Paper ID: | 7423 |
---|---|

Title: | Optimal Sampling and Clustering in the Stochastic Block Model |

This paper proposes the Adaptive Spectral Partition algorithm for stochastic block models. To the best of the reviewer's knowledge, this adaptive approach is novel for asymptotically exact recovery in the SBMs. Additionally, the authors have showed that compared to regular sampling, this adaptive sampling approach allow one to recover the clusters in a larger regime. The result is interesting to me. Does that imply one is "wasting" some information by using random sampling? The main results seems tight. The authors compare their adaptive sampling algorithm to the regular clustering algorithm on the symmetric SBM with two clusters experimentally. The paper is well written and easy to follow. The proofs employ hypothesis testing, and connect its error rate to the log-likelihood ratio of two constructed models. Overall I believe the paper is a good contribution to the SBM literature.

The paper proposes an optimal edge sampling strategy for exact clustering SBM networks which are an important baseline for clustering. The authors find the upper bound on the cluster recovery rate and use those to device a sampling strategy in a spectral algorithm. The authors provide rigorous analysis in their paper for an important problem. It is also a new approach which unlike prior work on SBM clustering, provides a recovery algorithm based on a sampling strategy and not just uses it as a mean to prove claims on clustering feasibility. There are two fundamental things that are problematic in this manuscript – its readability and numerical validation: 1. The readability of the paper: while the authors make some sincere effort to explain some of their main results, the reader is flooded but very many technical statements some of which are not always motivated or explained even intuitively. for example in the presentation fo the Main result in page 2 -x or x_ij are not defined yet. Also, many steps and quantities in the algorithm are not clearly motivate and explained e.g. the setting ot T and delta, p_ii and so on. Hence the reader find himself flooded with quantities which are not straightforward to understand 2. It is stated in the abstract that it is numerically shown that adaptive edge sampling is shown to improve over random. However, no numerical validation or any kind or experimental validation for the sampling strategy is presented in this paper. This is a necessity for such a paper providing an algorithmic solution to a benchmark problem. Post Review: the authors have addressed some of my concerns and intend to modify adequately the final version. I have raised my score accordingly.

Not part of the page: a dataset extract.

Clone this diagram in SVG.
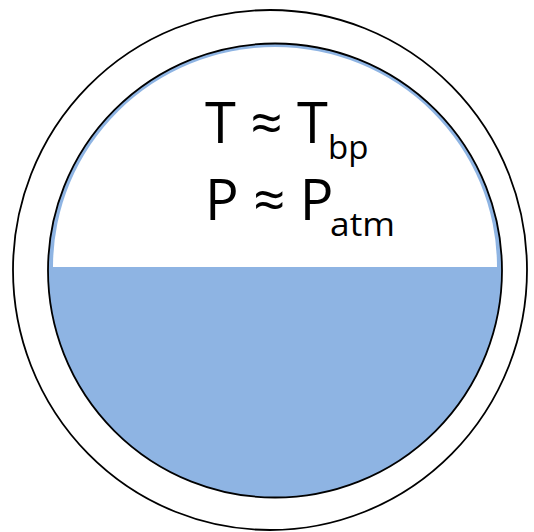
<svg xmlns="http://www.w3.org/2000/svg" width="534" height="532" viewBox="0 0 534 532">
  <style>
    .edge { fill: none; stroke: #000; stroke-width: 1.8; }
    .lbl { font-family: "Open Sans", "Liberation Sans", sans-serif; fill: #000; }
    .main { font-size: 56px; }
    .sub { font-size: 33px; }
  </style>
  <rect width="534" height="532" fill="#fff"/>
  <g id="outer-vessel">
    <ellipse cx="270" cy="270" rx="257" ry="260" class="edge"/>
  </g>
  <g id="inner-vessel">
    <circle cx="275" cy="270.5" r="227" fill="#8EB4E3"/>
    <path d="M53,267 A222,220 0 0 1 497,267 Z" fill="#fff"/>
    <circle cx="275" cy="270.5" r="227" class="edge"/>
  </g>
  <g id="labels">
    <text class="lbl main" x="205" y="143">T ≈ T<tspan class="sub" x="328" y="159">bp</tspan></text>
    <text class="lbl main" x="205" y="220">P ≈ P<tspan class="sub" x="330" y="236" textLength="65" lengthAdjust="spacingAndGlyphs">atm</tspan></text>
  </g>
</svg>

I have to say I'm not an expert on theorectical adaptive sampling in the SBM. I didn't check the math details, and may not fully understand the math sigficance of the paper. But from my experience on research, I feel this paper is good. The writing is well organized and easy to follow. The studied problem of adaptive sampling is important. The results are comprehensive and promising. The proposed algorithm should be inspiring for practical application.